The middle of a long run or bike ride is a great time to think about things. You can let your mind wonder with no distractions and maybe even come up with a new idea or two. During a recent bike ride I did just that. I drew an analogy between a group bike ride and society as a whole. Before going into the details, allow me to provide a little background first.
I grew up living in three different trailer houses and an apartment over a bar. I would not say that we we “poor” but I do know that when a business needs investors, the trailer court is not exactly the first place they head for. While we were not living in poverty, I had a lot of friends and neighbors who definitely were. I now work for a financial company in a nice, high-rise office with a balcony and live piano music the lobby every morning. My days are spent surrounded by successful, wealthy people trying to become more wealthy.
After being immersed in these vastly different points on the spectrum, there is one thing that I have noticed – wealthy people have a really warped view of people who live in poverty. Many of them actually believe that poor people live in despair because they do not have money. Wealthy people do not understand how anyone could be happy when they do not have a nice home and cool stuff. They do not understand how anyone could actually place money and wealth low on their list of priorities in life.
The happiest and most content people I have ever met are poor.
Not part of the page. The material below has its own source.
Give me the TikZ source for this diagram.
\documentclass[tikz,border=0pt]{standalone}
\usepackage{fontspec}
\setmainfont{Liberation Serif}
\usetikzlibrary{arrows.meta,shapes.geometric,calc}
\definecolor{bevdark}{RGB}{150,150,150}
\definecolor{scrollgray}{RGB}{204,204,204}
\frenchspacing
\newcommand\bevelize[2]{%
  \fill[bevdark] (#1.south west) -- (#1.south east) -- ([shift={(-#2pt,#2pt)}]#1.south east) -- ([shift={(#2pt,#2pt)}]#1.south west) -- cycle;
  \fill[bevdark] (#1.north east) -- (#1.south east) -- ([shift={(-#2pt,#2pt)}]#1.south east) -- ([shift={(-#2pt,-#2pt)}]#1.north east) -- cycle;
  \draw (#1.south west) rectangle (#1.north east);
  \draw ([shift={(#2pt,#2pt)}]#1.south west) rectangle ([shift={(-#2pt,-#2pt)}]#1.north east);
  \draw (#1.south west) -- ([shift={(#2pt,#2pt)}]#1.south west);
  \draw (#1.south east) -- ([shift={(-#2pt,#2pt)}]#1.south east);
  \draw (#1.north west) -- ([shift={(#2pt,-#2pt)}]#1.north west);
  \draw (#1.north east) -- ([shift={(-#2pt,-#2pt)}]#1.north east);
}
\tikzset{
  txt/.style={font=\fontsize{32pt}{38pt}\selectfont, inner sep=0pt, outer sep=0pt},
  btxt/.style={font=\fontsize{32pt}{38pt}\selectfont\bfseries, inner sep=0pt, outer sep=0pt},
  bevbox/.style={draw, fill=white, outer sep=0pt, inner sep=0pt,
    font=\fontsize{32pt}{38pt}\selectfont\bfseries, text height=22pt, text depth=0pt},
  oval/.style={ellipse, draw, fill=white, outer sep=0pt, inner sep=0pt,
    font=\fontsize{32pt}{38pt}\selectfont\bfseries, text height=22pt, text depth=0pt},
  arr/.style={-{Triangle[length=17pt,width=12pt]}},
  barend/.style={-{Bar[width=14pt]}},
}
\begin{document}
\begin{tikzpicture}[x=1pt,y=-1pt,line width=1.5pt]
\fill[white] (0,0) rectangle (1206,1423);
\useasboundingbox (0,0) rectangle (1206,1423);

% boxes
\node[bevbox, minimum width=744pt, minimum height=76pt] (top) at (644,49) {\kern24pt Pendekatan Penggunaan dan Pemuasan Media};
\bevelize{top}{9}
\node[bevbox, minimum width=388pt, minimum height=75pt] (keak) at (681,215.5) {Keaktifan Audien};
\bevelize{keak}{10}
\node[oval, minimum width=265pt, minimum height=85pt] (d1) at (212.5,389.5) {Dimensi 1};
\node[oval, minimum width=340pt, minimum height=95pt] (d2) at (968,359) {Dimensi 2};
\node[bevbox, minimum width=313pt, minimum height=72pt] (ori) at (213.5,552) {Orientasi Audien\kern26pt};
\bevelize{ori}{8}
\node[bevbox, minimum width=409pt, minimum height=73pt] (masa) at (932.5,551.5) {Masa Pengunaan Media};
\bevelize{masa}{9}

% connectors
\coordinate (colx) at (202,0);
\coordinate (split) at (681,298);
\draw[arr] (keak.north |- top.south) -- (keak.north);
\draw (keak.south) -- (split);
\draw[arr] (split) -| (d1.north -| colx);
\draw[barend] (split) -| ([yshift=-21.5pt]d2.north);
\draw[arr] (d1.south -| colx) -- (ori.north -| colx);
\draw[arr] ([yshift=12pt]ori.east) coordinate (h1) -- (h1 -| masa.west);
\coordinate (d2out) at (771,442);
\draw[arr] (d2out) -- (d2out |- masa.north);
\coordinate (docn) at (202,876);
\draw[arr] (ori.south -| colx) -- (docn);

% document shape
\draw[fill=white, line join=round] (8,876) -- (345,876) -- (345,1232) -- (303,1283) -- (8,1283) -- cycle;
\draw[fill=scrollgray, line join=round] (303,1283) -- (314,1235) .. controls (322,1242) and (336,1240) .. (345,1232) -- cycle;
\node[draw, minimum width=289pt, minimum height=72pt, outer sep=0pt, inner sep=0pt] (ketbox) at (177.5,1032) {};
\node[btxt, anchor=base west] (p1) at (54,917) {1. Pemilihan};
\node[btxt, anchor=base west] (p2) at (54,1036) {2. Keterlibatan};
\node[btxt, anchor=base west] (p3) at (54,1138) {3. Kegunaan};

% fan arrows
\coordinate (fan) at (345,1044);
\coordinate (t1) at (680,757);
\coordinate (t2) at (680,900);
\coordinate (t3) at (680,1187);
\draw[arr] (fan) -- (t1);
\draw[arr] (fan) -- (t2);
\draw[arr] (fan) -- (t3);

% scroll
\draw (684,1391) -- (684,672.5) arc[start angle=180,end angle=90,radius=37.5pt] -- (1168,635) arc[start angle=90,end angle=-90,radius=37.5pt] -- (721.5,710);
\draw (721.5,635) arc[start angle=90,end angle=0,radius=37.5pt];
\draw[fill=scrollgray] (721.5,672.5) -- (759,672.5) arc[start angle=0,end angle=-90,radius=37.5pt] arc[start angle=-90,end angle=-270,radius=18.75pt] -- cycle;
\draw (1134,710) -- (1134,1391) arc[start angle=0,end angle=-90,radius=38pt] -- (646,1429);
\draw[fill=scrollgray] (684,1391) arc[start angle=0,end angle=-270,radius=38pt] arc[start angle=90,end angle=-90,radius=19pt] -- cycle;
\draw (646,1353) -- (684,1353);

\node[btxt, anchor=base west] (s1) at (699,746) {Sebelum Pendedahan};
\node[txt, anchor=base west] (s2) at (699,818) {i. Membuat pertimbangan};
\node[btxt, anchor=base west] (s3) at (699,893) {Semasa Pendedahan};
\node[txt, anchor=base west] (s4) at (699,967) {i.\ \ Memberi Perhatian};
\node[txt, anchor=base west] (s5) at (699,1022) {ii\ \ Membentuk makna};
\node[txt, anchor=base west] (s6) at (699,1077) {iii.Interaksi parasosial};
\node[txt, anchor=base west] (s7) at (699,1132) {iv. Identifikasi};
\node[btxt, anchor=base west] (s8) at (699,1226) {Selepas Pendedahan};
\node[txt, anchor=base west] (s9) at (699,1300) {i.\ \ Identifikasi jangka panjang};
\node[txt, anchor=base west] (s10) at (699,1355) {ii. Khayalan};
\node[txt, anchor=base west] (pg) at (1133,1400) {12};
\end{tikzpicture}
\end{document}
Does not mean that poverty is something to strive for? Of course not. What it means is that there are a lot of people who realize that owning a big house and having a lot of cool stuff does not equal happiness. They would simply roll their eyes and laugh at the thought of owning a 6-bedroom house and driving around in a Maserati. They realize that owning these things is not who they are. These people are interested in experiencing life, having peace of mind, a clear conscience and being in the company of an ever growing circle of friends and family.
Here are some words and phrases that the wealthy use a lot: “progress”, “accomplish”, “contributing to society”, “strive for greatness” and “pull your weight”. Their words seem to imply that we are trying to advance toward a goal by “improving” the world and every time you make a good move, you will be rewarded. What exactly are we improving? What everybody were to stop “progressing”? Where is the finish line?
The truth is that capitalism is a fools game. It is entirely contrived by humans and has nothing to do with improving life. Progress equals wealth. It does not equal happiness or a better quality of life. Capitalism is a race in which there may be a leader but, since there is no finish line, there can never be a winner. A capitalist might respond to that statement by saying “we are all winners of progress”. Really? You are in a race that never ends, yet, the fuel needed for the participants does. Are you actually foolish enough to ignore this basic fact?
What would happen if we abandoned this nonsensical competition? So what if our country is not the richest in the world? Is there a rule that you can only be happy if your nation’s GNP is in the top 10? Some people might claim that being a powerful country allows us to defend ourselves. This ignores the fact that we ARE a powerful country and we still read obituaries in any local paper of kids who died in battle. We are still constantly in fear of attacks from enemies. Many nation are not playing our game yet we treat them like they are and consider them to be inferior.
My Analogy (Finally)
After completing a group run with some friends one day, it occurred to me that this group was actually a microcosm of the greater society.
There are some dynamics that are common with every run or bike group. Most people are there to get a workout with a little social interaction. As with everything however, there are extremes. Every group contains individuals who want to go a little faster while others are more interested in the social aspect. Some are with a smaller group of friends within the overall group. These people all have to go the same pace as the slowest in their small group.
These two extremes can put a strain on the integrity of the group. Should the faster people slow down? Should the slower people stop talking and speed up? Should they just go fast and stop every now and then to let the others catch up? This can even lead to conflict if the people in the back believe the faster people are impeding their ability to chat. Or, the people in the front start to wish the slow people would try harder to keep up.
How do you keep the fast people from making the whole group speed up while simultaneously keeping the people in the back from slowing everyone down? If you ever participated in one of these groups you already know the answer. Before you start, you simply agree on a pace that everyone is comfortable with and decide whether or not the group will stop to wait for the people who can not maintain that pace. In cycling, such a group is called a “no drop” group and they make regular stops to let the slower riders catch up. It is common for someone to shout out that the group can speed up a little or tell everyone that the group is going too fast.
What causes this tension? Two things. Abilities and priorities. Some people place a high priority on pace while others put a high priority on social interaction. Most are somewhere in the middle. Some simply do not have the ability to go any faster and have no desire to. Why should they?
By agreeing on a standard, the group is able remain intact and everyone enjoys themselves. In fact, the faster people might even find that some lively conversation can actually be pretty fun and the slow people might surprise themselves by how fast they can actually go. People might even experience a priority shift.
There is a lot concern these days about how the gap between the rich and the poor is now greater than ever. Our group is being pulled apart. The people in front are causing the whole group speed up but there are a lot of people who are not interested in the race. this This is a “no drop” group and we are going too fast. Someone needs to shout out and tell the people in front to stop and wait for a few of the folks in the back.